Du 24 au 26 septembre se tient à Paris, la 23e conférence internationale des Commissaires à la protection des données. Idée : confronter les expériences et les réflexions des acteurs de ce secteur dans le monde, ainsi que des consommateurs et des entreprises. Thèmes de réflexion : la biométrie, cybersurveillance au travail, cybercriminalité, etc.
La 23e conférence internationale des Commissaires à la protection des données ne pouvait pas éviter d’aborder le thème, aujourd’hui très discuté, de la cybersurveillance au travail. Réunis, mardi 25 septembre dans le grand amphithéâtre de la Sorbonne à Paris, les intervenants ont tous, sans exception, mis l’accent sur l‘importance de l’espace laissé à la vie privée dans l’univers du travail. L’intitulé de la conférence donnait d’ailleurs le ton : "Vie privée, vie salariée". Si tous les intervenants - au nombre de six (1) - s’accordent pour dire que le temps passé par les salariés dans l’entreprise doit être dévolu à celle-ci, ils conviennent également que la vie privée ne s’arrête pas à l’entrée du bureau. C’est la "coexistence de ces deux vérités qui rend le sujet si complexe" a justement rappelé Elisabeth France, présidente de séance et représentante de la commission anglaise de protection des données. Voilà pourquoi la plupart des équivalents européens de la CNIL ont, lors de ces deux dernières années, mis en place des guides ou des recommandations encadrant l’utilisation des nouvelles technologies au travail. Toutefois, l’heure n’était pas à la comparaison des textes émis par les différents commissaires de protection des données (2), mais plutôt au rappel d’un certain nombre de principes fondamentaux comme fondement de la réflexion.
La commission britannique s’active
Philip Jennings, le président de l’Union Network International, un important syndicat au Royaume-Uni, a rappelé avec force que "rien ne justifie la surveillance des salariés. Les technologies intrusives sont au contraire une menace pour la démocratie". Une position déterminée qui tranchait soudainement avec la relative inertie de son organisation lors de l’adoption des dispositions abusives sur la surveillance des communications électroniques introduites dans le Regulation of Investigatory Powers Act (RIP Act, du 24 octobre 2000).

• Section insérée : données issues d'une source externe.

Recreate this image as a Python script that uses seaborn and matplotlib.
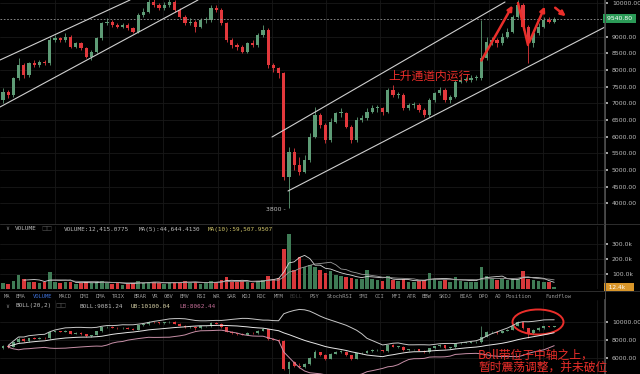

C’est d’ailleurs peut-être pour cette raison que le syndicaliste a tenu à demander aux commissaires de protection des données de "continuer à promouvoir la dignité humaine et à travailler sur le sujet". Mais la commission britannique n’a pas attendu cette requête pour mettre son nez dans la fameuse loi. Largement impliquée dans le débat, Elizabeth France, sa représentante, a rappelé que "la commission met actuellement la dernière main à l’élaboration d’un code de bonne conduite pour les employeurs concernant l’utilisation des données personnelles des salariés par les entreprises". Elle a, par ailleurs, tenu à saluer le travail de la CNIL sur la question.
Garantir la confidentialité des mails ?
La CNIL s’est, en effet, elle aussi penchée sur le sujet, l’année dernière, avant d’émettre ses recommandations dans un rapport publié en mars 2001. Et pour Hubert Boucher, vice-président délégué de la Cnil, il s’agissait de formuler les principes essentiels à respecter dans le cadre d’une relation employé-employeur : la confiance et la loyauté. La méthode recommandée par Hubert Boucher : la négociation collective. Ces principes ne sont pas pour autant faciles à mettre en place comme en témoigne Jean-Christophe Sciberras, directeur des ressources humaines du groupe Renault. Si le directeur assure l’irréprochabilité de son entreprise dans la gestion de l’outil Internet, il reconnaît "nous ne sommes pas capable de garantir la confidentialité des e-mails" avant d’assurer "nous n’exerçons toutefois, aucune surveillance a priori des connexions Internet et des communications électroniques de nos employés". Cette dernière est de toute façon fortement déconseillée par la CNIL. De la même façon, l’interdiction absolue, pour le salarié, d’accéder au Réseau est jugé "irréaliste" et "contre-productive" par Hubert Boucher. Ce dernier préfère de loin considérer le surf sur Internet comme la nouvelle "pause-café" dans les entreprises. Et pourquoi pas ?
(1) Elizabeth France, représentante de l’Information Commission britannique
Assane Diop, directeur de l’Organisation International du Travail
Philip Jennings, président d’Union Network International (Royaume-Uni)
Jean-Christophe Sciberras, Directeur des ressources humaines de Renault SA (France)
Jean-Philippe Walter, représentant de la Commission de protection des données suisse
(2) Commissaires de protection des données personnelles : membre d’une commission de protection des données personnelles. Les commissaires ont, souvent, une spécialité juridique, technique ou commerciale etc.